The choice between emitter types depends on whether your priority is analytical throughput or ultimate resolution. Schottky emitters are the preferred choice for 70% of industrial applications because they provide high beam current and superior long-term stability for EDS and EBSD mapping. Cold-field emitters are better suited for specialized nanotechnology research where achieving the absolute limit of sub-nanometer resolution is more critical than high-speed chemical analysis.
What is the typical resolution limit of a modern FE-SEM in 2026?
Current benchmarks for high-performance systems now reach between 0.5nm and 0.8nm at optimal accelerating voltages. Recent releases, such as the Zeiss GeminiSEM 450 introduced in January 2026, demonstrate the industry’s ability to resolve features that were previously invisible to all but the most advanced transmission microscopes. This level of precision is vital for verifying lithographic patterns and characterizing advanced materials at the atomic scale.
How much floor space and infrastructure does an FE-SEM require?
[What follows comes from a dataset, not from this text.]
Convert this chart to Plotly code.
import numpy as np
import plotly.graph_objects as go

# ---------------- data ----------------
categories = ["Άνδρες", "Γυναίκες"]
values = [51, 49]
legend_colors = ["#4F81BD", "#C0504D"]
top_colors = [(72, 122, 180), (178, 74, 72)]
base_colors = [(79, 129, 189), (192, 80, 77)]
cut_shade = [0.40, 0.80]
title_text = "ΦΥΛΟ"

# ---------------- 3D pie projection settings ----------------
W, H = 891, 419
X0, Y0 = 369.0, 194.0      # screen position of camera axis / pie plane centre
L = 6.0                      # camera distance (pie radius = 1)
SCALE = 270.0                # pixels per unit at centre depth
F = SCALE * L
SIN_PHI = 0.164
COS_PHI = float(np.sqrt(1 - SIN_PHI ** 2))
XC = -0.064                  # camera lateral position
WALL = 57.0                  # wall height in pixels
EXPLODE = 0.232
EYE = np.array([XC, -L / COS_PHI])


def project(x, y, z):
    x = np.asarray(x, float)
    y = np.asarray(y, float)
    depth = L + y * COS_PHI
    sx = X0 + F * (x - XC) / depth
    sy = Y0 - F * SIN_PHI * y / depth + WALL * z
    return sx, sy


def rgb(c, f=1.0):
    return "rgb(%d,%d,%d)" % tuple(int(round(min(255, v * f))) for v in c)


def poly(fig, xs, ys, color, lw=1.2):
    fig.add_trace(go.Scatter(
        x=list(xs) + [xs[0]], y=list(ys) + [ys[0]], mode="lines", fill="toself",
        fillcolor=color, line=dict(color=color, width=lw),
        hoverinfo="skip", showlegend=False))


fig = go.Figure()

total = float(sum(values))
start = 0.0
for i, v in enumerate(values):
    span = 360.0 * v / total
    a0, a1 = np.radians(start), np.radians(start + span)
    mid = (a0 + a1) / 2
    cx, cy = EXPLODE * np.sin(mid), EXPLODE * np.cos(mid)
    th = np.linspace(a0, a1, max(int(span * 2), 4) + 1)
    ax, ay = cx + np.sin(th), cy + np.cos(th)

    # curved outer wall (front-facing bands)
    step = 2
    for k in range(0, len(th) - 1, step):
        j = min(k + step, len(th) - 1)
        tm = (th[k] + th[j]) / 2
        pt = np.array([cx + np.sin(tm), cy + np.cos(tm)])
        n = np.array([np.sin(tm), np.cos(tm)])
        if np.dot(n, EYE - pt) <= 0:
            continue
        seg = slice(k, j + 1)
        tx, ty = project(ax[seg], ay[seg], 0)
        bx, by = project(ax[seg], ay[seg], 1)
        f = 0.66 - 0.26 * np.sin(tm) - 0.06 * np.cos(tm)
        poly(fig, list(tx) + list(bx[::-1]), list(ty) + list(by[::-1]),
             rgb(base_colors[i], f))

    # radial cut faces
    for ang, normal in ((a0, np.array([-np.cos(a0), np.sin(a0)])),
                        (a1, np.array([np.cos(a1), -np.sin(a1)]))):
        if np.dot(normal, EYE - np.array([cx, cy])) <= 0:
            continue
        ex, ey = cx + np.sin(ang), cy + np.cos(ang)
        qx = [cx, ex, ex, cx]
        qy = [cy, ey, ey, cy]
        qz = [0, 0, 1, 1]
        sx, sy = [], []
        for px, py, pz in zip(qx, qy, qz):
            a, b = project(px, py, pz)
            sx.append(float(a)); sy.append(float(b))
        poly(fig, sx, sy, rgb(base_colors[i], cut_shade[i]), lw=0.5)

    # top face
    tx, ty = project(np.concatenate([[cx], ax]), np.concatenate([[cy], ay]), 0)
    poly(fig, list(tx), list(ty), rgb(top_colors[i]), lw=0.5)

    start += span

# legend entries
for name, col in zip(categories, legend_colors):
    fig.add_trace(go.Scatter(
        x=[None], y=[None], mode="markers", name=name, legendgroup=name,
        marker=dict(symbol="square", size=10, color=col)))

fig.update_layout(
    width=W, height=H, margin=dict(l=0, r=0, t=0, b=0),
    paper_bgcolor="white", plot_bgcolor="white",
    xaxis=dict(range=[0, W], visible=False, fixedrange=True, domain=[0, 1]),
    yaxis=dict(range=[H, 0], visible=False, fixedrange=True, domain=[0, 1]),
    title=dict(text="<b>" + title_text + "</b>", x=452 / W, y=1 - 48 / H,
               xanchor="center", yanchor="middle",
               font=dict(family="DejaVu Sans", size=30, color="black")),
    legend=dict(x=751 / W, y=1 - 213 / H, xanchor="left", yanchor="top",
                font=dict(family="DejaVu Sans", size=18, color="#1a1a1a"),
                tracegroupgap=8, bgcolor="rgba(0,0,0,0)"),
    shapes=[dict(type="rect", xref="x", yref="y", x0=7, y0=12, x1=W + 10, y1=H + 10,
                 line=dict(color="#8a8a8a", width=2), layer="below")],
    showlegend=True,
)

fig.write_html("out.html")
A standard installation requires approximately 10 to 15 square meters of dedicated laboratory space to accommodate the microscope, its electronics rack, and the operator workstation. Infrastructure requirements include specialized electromagnetic interference (EMI) shielding and active vibration damping tables to prevent environmental noise from blurring high-magnification images. Proper acoustic insulation is also necessary to maintain the stability required for imaging at magnifications exceeding 500,000x.
What are the maintenance requirements for a field emission electron gun?
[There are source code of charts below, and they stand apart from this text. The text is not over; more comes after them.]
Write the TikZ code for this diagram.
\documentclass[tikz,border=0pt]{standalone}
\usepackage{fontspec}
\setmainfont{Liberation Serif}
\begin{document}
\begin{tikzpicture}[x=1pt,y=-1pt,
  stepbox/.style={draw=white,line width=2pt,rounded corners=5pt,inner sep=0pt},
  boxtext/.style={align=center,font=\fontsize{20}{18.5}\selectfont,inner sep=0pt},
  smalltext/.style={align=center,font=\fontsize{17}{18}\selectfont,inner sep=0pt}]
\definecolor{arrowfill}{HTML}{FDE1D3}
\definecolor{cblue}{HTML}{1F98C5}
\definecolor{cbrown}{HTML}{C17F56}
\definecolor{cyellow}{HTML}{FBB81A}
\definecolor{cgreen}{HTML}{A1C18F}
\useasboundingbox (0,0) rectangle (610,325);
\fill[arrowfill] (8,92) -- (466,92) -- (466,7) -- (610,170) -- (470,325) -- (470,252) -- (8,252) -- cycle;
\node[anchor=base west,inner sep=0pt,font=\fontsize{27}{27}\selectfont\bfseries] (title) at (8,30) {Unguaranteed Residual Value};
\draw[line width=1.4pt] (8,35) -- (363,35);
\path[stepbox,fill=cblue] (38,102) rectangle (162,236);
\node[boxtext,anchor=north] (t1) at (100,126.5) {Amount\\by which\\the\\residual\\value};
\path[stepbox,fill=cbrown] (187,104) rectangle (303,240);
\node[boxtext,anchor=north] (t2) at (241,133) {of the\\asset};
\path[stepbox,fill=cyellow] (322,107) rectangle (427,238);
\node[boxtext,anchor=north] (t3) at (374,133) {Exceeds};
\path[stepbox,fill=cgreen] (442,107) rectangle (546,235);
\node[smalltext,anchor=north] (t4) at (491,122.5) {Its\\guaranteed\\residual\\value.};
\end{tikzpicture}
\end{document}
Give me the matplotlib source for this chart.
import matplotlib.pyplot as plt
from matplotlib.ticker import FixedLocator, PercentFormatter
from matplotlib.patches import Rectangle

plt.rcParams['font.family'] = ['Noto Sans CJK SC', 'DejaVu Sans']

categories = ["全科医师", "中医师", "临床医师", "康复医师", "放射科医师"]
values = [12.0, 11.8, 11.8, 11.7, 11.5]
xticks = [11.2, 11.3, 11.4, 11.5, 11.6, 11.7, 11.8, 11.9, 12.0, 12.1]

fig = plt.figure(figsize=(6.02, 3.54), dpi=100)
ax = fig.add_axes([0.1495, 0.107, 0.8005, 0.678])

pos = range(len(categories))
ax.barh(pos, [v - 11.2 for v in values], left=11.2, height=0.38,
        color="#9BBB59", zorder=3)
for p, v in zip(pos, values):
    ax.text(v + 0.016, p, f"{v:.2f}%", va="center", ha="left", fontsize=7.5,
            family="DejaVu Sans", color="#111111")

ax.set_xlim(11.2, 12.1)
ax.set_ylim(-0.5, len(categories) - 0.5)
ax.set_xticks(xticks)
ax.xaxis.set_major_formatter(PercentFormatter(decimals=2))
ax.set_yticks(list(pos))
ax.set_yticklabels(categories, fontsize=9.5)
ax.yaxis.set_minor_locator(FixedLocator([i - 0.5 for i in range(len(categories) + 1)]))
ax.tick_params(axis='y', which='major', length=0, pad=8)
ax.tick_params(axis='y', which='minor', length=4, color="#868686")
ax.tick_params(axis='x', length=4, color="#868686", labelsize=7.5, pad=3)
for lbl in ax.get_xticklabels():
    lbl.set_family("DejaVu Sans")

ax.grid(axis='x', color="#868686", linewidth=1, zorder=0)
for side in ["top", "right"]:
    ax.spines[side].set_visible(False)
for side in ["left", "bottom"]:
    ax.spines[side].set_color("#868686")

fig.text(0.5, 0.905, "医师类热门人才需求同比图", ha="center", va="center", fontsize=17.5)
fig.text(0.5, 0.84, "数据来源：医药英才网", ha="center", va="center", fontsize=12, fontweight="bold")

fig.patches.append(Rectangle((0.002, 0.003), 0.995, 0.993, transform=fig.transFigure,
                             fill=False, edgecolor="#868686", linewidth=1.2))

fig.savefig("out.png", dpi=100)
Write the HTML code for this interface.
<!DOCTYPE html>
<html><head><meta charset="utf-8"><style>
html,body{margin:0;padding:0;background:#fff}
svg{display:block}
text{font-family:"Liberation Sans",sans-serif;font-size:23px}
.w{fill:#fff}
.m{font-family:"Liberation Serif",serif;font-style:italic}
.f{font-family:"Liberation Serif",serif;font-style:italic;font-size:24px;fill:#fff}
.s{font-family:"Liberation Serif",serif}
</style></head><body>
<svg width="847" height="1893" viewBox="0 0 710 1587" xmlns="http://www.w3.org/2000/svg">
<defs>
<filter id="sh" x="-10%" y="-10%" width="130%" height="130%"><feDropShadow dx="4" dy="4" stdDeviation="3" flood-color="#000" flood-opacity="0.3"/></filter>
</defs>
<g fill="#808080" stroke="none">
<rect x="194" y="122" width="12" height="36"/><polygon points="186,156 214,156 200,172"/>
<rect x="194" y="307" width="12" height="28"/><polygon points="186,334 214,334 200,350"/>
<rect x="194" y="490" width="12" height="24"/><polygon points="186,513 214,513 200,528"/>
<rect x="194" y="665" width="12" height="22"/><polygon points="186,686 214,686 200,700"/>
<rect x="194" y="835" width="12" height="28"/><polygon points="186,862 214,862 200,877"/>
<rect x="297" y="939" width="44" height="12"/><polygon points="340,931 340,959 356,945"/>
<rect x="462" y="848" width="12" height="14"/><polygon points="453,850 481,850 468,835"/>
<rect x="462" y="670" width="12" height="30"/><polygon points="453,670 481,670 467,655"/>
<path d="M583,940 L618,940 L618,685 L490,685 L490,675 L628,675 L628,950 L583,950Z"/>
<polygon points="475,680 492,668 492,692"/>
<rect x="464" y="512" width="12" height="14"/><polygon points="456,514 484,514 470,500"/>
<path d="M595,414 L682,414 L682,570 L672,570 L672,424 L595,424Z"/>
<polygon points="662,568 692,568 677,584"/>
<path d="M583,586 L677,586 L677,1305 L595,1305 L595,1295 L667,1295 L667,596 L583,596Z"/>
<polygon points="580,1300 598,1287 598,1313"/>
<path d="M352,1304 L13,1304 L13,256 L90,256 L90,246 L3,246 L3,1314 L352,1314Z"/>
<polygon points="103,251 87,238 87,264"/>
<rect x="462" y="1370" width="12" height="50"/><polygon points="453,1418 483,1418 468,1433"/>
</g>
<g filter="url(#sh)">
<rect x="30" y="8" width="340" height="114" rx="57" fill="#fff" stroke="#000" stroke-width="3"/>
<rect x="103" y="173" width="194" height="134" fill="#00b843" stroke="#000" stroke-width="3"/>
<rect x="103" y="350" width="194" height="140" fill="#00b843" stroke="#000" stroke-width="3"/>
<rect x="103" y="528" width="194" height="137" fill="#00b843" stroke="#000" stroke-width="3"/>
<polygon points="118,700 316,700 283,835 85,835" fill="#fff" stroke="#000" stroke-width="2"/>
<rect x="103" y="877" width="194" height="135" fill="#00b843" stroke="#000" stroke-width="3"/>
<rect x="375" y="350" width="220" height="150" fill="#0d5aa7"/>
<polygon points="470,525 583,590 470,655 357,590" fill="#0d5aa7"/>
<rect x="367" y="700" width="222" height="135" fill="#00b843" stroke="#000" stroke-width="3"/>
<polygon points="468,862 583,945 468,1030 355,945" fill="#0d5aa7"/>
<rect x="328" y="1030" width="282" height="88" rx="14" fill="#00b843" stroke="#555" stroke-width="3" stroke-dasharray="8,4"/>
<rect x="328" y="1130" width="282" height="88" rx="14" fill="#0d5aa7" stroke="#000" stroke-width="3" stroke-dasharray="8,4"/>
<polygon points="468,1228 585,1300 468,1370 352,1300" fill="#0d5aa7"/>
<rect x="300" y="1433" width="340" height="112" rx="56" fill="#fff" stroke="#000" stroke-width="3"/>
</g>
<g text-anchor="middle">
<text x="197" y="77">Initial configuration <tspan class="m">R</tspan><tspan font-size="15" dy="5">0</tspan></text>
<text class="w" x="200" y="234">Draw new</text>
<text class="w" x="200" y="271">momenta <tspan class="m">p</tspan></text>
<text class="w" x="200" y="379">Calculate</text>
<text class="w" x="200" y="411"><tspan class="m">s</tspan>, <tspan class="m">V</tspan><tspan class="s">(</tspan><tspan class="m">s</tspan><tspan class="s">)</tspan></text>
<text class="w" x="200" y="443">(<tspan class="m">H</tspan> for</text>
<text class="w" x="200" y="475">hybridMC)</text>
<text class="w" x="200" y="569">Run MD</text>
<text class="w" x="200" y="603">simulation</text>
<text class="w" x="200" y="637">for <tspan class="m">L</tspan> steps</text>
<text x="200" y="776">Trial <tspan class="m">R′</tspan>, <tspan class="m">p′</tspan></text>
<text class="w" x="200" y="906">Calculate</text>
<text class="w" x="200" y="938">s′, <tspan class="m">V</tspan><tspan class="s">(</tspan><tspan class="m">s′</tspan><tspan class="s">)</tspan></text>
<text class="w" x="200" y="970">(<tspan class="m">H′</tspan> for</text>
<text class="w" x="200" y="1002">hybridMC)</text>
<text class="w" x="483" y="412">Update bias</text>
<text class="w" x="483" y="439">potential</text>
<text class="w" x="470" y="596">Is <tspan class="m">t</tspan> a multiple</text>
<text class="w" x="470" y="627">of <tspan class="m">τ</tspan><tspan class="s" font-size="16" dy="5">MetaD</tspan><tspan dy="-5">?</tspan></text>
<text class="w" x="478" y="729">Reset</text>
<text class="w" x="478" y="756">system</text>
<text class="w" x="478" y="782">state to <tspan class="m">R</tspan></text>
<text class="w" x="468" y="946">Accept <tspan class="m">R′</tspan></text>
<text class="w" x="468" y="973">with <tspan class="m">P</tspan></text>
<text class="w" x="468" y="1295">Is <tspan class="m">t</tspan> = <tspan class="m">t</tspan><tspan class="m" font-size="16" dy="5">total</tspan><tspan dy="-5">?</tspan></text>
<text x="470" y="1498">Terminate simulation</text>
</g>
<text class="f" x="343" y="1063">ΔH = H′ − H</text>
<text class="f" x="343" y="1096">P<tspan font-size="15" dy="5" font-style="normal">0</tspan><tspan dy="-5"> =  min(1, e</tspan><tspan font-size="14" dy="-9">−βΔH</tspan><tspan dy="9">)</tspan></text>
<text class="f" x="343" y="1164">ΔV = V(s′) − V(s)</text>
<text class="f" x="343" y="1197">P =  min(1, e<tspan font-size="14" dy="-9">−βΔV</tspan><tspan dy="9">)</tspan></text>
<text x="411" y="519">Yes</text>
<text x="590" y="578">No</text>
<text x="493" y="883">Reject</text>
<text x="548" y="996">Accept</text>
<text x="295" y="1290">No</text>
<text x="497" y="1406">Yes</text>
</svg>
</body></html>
Maintenance focuses on preserving the vacuum environment and ensuring the integrity of the high-vacuum apertures. Unlike tungsten systems that require frequent filament changes, a field emission scanning electron microscope requires annual preventative maintenance visits to evaluate ion pump health and bake out the column. Regular cleaning of the final apertures and periodic calibration using NIST standard reference materials, such as RM 8090, ensure the system maintains its precision over its multi-year lifecycle.